My cool-headed long-term-thinking self wants to "eat well, go for a run", but my saturday morning self just wants to sleep in and have a donut. Some of us need some form of accountability structure to help our rational selves prevail over our self-sabotaging hedonist selves.
Habit forming works better. That’s why you don’t need a teeth brushing OKR. Or a dog walking OKR. Check out tiny habits.
I find performance metrics tiresome these days, especially at work. As a programmer you are doing creative and fairly reactive work, yet you are trying to please some performance metric written 2 months ago for the quarter, which with new information is BS so now you need to negotiate to ignore the metric.

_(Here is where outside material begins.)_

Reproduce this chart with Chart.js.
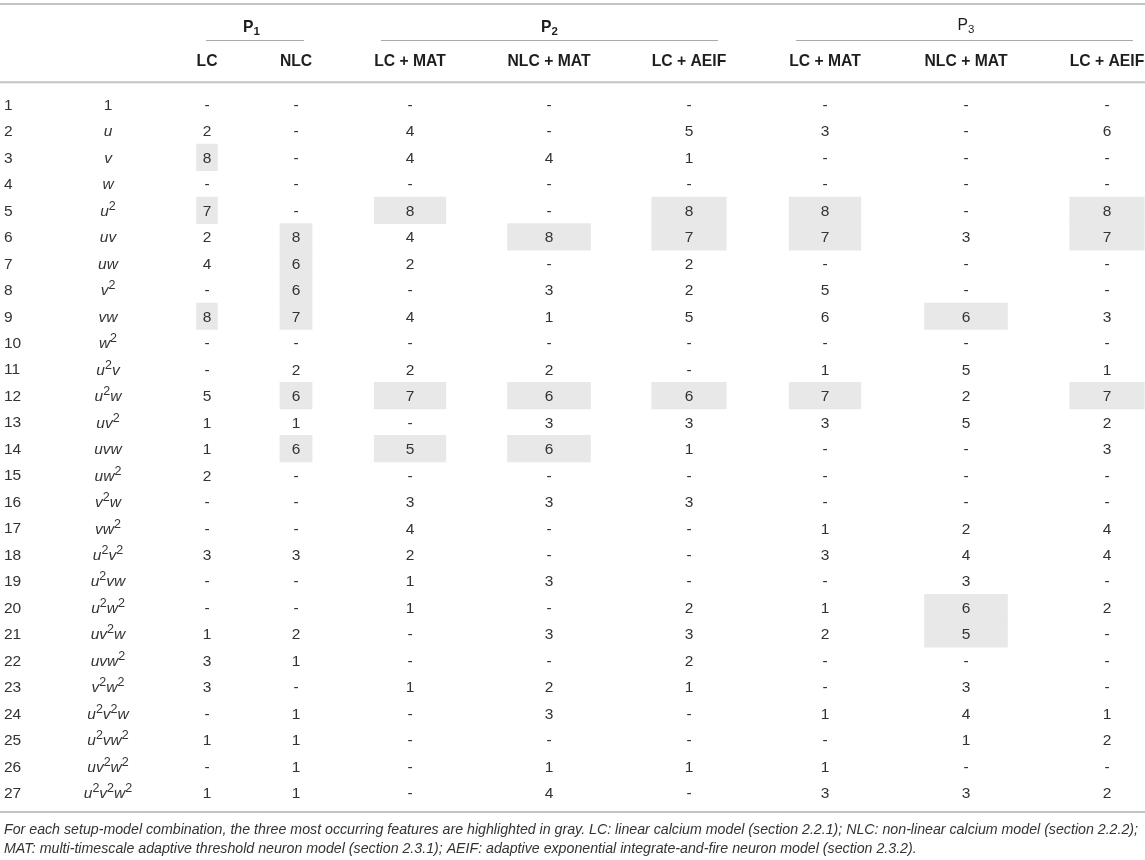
<!DOCTYPE html>
<html>
<head>
<meta charset="utf-8">
<title>Most occurring features per setup-model combination</title>
<script src="https://cdn.jsdelivr.net/npm/chart.js@4.4.1/dist/chart.umd.min.js"></script>
<style>
  html, body { margin: 0; padding: 0; background: #fff; }
  #wrap { width: 1145px; height: 860px; }
</style>
</head>
<body>
<div id="wrap"><canvas id="tableChart" width="1145" height="860"></canvas></div>
<script>
const rowLabels = ["1", "2", "3", "4", "5", "6", "7", "8", "9", "10", "11", "12", "13", "14",
  "15", "16", "17", "18", "19", "20", "21", "22", "23", "24", "25", "26", "27"];

// "^" marks the superscript that follows
const featureLabels = ["1", "u", "v", "w", "u^2", "uv", "uw", "v^2", "vw", "w^2", "u^2v", "u^2w",
  "uv^2", "uvw", "uw^2", "v^2w", "vw^2", "u^2v^2", "u^2vw", "u^2w^2", "uv^2w", "uvw^2", "v^2w^2",
  "u^2v^2w", "u^2vw^2", "uv^2w^2", "u^2v^2w^2"];

const groupNames = ["P", "P", "P"];
const groupSubs = ["1", "2", "3"];
const modelLabels = ["LC", "NLC", "LC + MAT", "NLC + MAT", "LC + AEIF", "LC + MAT", "NLC + MAT", "LC + AEIF"];

// null = "-"
const p1LC     = [null, 2, 8, null, 7, 2, 4, null, 8, null, null, 5, 1, 1, 2, null, null, 3, null, null, 1, 3, 3, null, 1, null, 1];
const p1NLC    = [null, null, null, null, null, 8, 6, 6, 7, null, 2, 6, 1, 6, null, null, null, 3, null, null, 2, 1, null, 1, 1, 1, 1];
const p2LcMat  = [null, 4, 4, null, 8, 4, 2, null, 4, null, 2, 7, null, 5, null, 3, 4, 2, 1, 1, null, null, 1, null, null, null, null];
const p2NlcMat = [null, null, 4, null, null, 8, null, 3, 1, null, 2, 6, 3, 6, null, 3, null, null, 3, null, 3, null, 2, 3, null, 1, 4];
const p2LcAeif = [null, 5, 1, null, 8, 7, 2, 2, 5, null, null, 6, 3, 1, null, 3, null, null, null, 2, 3, 2, 1, null, null, 1, null];
const p3LcMat  = [null, 3, null, null, 8, 7, null, 5, 6, null, 1, 7, 3, null, null, null, 1, 3, null, 1, 2, null, null, 1, null, 1, 3];
const p3NlcMat = [null, null, null, null, null, 3, null, null, 6, null, 5, 2, 5, null, null, null, 2, 4, 3, 6, 5, null, 3, 4, 1, null, 3];
const p3LcAeif = [null, 6, null, null, 8, 7, null, null, 3, null, 1, 7, 2, 3, null, null, 4, 4, null, 2, null, null, null, 1, 2, null, 2];

// rows highlighted in gray (three most occurring features)
const p1LCTop     = [3, 5, 9];
const p1NLCTop    = [6, 7, 8, 9, 12, 14];
const p2LcMatTop  = [5, 12, 14];
const p2NlcMatTop = [6, 12, 14];
const p2LcAeifTop = [5, 6, 12];
const p3LcMatTop  = [5, 6, 12];
const p3NlcMatTop = [9, 20, 21];
const p3LcAeifTop = [5, 6, 12];

const captionLines = [
  "For each setup-model combination, the three most occurring features are highlighted in gray. LC: linear calcium model (section 2.2.1); NLC: non-linear calcium model (section 2.2.2);",
  "MAT: multi-timescale adaptive threshold neuron model (section 2.3.1); AEIF: adaptive exponential integrate-and-fire neuron model (section 2.3.2)."
];

// ---- layout ----
const FONT = "'Liberation Sans', Arial, Helvetica, sans-serif";
const TEXT = "#333";
const HEAD = "#1e1e1e";
const featureX = 108;
const modelX = [207, 296, 410, 549, 689, 825, 966, 1107];
const groupCols = [[0, 1], [2, 4], [5, 7]];
const groupRuleX = [[206, 304], [381, 718], [796, 1133]];
const groupBold = [true, true, false];
const groupBaseline = [31.5, 31.5, 29.5];
const captionLeft = 4;
const captionRight = 1138;

const series = [p1LC, p1NLC, p2LcMat, p2NlcMat, p2LcAeif, p3LcMat, p3NlcMat, p3LcAeif];
const tops = [p1LCTop, p1NLCTop, p2LcMatTop, p2NlcMatTop, p2LcAeifTop, p3LcMatTop, p3NlcMatTop, p3LcAeifTop];

// gray boxes are as wide as the column header text
const measureCtx = document.createElement("canvas").getContext("2d");
measureCtx.font = `bold 15.7px ${FONT}`;
const headWidth = modelLabels.map(l => measureCtx.measureText(l).width);

const highlightData = [];
tops.forEach((rows, c) => {
  rows.forEach(r => {
    highlightData.push({ y: rowLabels[r - 1], x: [modelX[c] - headWidth[c] / 2, modelX[c] + headWidth[c] / 2] });
  });
});

const cellSets = series.map((vals, c) => ({
  type: "scatter",
  label: modelLabels[c],
  data: vals.map((v, r) => ({ x: modelX[c], y: rowLabels[r], v: v })),
  pointRadius: 0,
  pointHoverRadius: 0
}));

function rule(ctx, x0, x1, y, w, color) {
  ctx.fillStyle = color;
  ctx.fillRect(x0, y - w / 2, x1 - x0, w);
}

function drawFeature(ctx, label, cx, baseline) {
  const parts = [];
  for (let i = 0; i < label.length; i++) {
    if (label[i] === "^") {
      parts.push({ t: label[i + 1], sup: true });
      i++;
    } else {
      parts.push({ t: label[i], sup: false });
    }
  }
  const fontOf = p => p.sup ? `12.5px ${FONT}` : (/[a-z]/.test(p.t) ? `italic 15.5px ${FONT}` : `15.5px ${FONT}`);
  let total = 0;
  parts.forEach(p => { ctx.font = fontOf(p); p.w = ctx.measureText(p.t).width; total += p.w; });
  let x = cx - total / 2;
  ctx.textAlign = "left";
  parts.forEach(p => {
    ctx.font = fontOf(p);
    ctx.fillText(p.t, x, p.sup ? baseline - 6 : baseline);
    x += p.w;
  });
}

// justified line: extra room goes into the word gaps
function drawJustified(ctx, text, x0, x1, y) {
  const words = text.split(" ");
  const widths = words.map(w => ctx.measureText(w).width);
  const used = widths.reduce((a, b) => a + b, 0);
  const gap = Math.max(ctx.measureText(" ").width * 0.8, (x1 - x0 - used) / (words.length - 1));
  let x = x0;
  words.forEach((w, i) => { ctx.fillText(w, x, y); x += widths[i] + gap; });
}

const tablePlugin = {
  id: "tablePlugin",
  afterDraw(chart) {
    const { ctx, chartArea, scales } = chart;
    const xs = scales.x, ys = scales.y;
    ctx.save();
    ctx.textBaseline = "alphabetic";

    // horizontal rules
    rule(ctx, 0, chart.width, 4, 2, "#c4c4c4");
    rule(ctx, 0, chart.width, chartArea.top - 9, 2, "#c4c4c4");
    rule(ctx, 0, chart.width, chartArea.bottom + 6, 2, "#c4c4c4");
    groupRuleX.forEach(([a, b]) => rule(ctx, xs.getPixelForValue(a), xs.getPixelForValue(b), 40.5, 1, "#aaaaaa"));

    // group headers P1 / P2 / P3
    ctx.fillStyle = HEAD;
    groupCols.forEach(([c0, c1], g) => {
      const cx = (xs.getPixelForValue(modelX[c0]) + xs.getPixelForValue(modelX[c1])) / 2;
      const wt = groupBold[g] ? "bold " : "";
      ctx.font = `${wt}15.7px ${FONT}`;
      const w1 = ctx.measureText(groupNames[g]).width;
      ctx.font = `${wt}11.5px ${FONT}`;
      const w2 = ctx.measureText(groupSubs[g]).width;
      const x0 = cx - (w1 + w2) / 2;
      ctx.textAlign = "left";
      ctx.font = `${wt}15.7px ${FONT}`;
      ctx.fillText(groupNames[g], x0, groupBaseline[g]);
      ctx.font = `${wt}11.5px ${FONT}`;
      ctx.fillText(groupSubs[g], x0 + w1, groupBaseline[g] + 3.5);
    });

    // model headers
    ctx.font = `bold 15.7px ${FONT}`;
    ctx.textAlign = "center";
    modelLabels.forEach((l, c) => ctx.fillText(l, xs.getPixelForValue(modelX[c]), 66));

    // feature column
    ctx.fillStyle = TEXT;
    featureLabels.forEach((f, r) => drawFeature(ctx, f, xs.getPixelForValue(featureX), ys.getPixelForValue(r) + 5.5));

    // cell values
    ctx.font = `15.5px ${FONT}`;
    ctx.textAlign = "center";
    chart.data.datasets.forEach((ds, i) => {
      if (ds.type !== "scatter") return;
      chart.getDatasetMeta(i).data.forEach((pt, j) => {
        const v = ds.data[j].v;
        ctx.fillText(v === null ? "-" : String(v), pt.x, pt.y + 5.5);
      });
    });

    // caption (justified paragraph, last line left aligned)
    ctx.font = `italic 14.2px ${FONT}`;
    ctx.textAlign = "left";
    const capY = chartArea.bottom + 27.5;
    drawJustified(ctx, captionLines[0], captionLeft, captionRight, capY);
    ctx.fillText(captionLines[1], captionLeft, capY + 19);

    ctx.restore();
  }
};

new Chart(document.getElementById("tableChart"), {
  type: "bar",
  data: {
    labels: rowLabels,
    datasets: [{
      type: "bar",
      label: "top three",
      data: highlightData,
      backgroundColor: "#e8e8e8",
      borderWidth: 0,
      barPercentage: 1,
      categoryPercentage: 1
    }, ...cellSets]
  },
  options: {
    indexAxis: "y",
    responsive: false,
    animation: false,
    events: [],
    layout: { padding: { top: 91.25, bottom: 54, left: 4, right: 0 } },
    scales: {
      x: { type: "linear", min: 60, max: 1145, display: false },
      y: {
        type: "category",
        offset: true,
        grid: { display: false },
        border: { display: false },
        ticks: {
          crossAlign: "far",
          autoSkip: false,
          padding: 0,
          labelOffset: 1,
          color: TEXT,
          font: { family: FONT, size: 15.5 }
        },
        afterFit(scale) { scale.width = 56; }
      }
    },
    plugins: {
      legend: { display: false },
      tooltip: { enabled: false }
    }
  },
  plugins: [tablePlugin]
});
</script>
</body>
</html>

I don't think those things are opposites. I don't exactly do personal OKRs, but I'm definitely working towards goals. To hit some of those goals, I build habits. And to build those habits, I carefully track how well I'm doing on that.
E.g., I had a goal of being more fit. I wanted a habit of daily exercise, so I set a target of 10k steps/day. My current streak is 33 days, but I'd say the habit is still forming. I'm going to shoot for 2 months and see how strong the habit feels then.
I do agree that bad metrics are terrible, though. My sympathies!
Be careful with streaks. There’s another thread on today (about phone addiction) that goes into more depth how streaks can be harmful, but as an anecdote, I had a 500+ day streak on my Apple Watch fitness rings until the watch developed a fault intra day and I didn’t notice til the end of the day, breaking the streak. There’s no way to reset that, or show me new streak information. So I gave up entirely. The pandemic didn’t start for another 3-4 months, by which time I’d given up already.
Fair point. Luckily, for me streaks become boring. They're just a tool for getting into a habit. Once I have the habit, I'll drop tracking the formal tracking of that particular metric. I really can only track so many things at once, and so I'll set some other goal.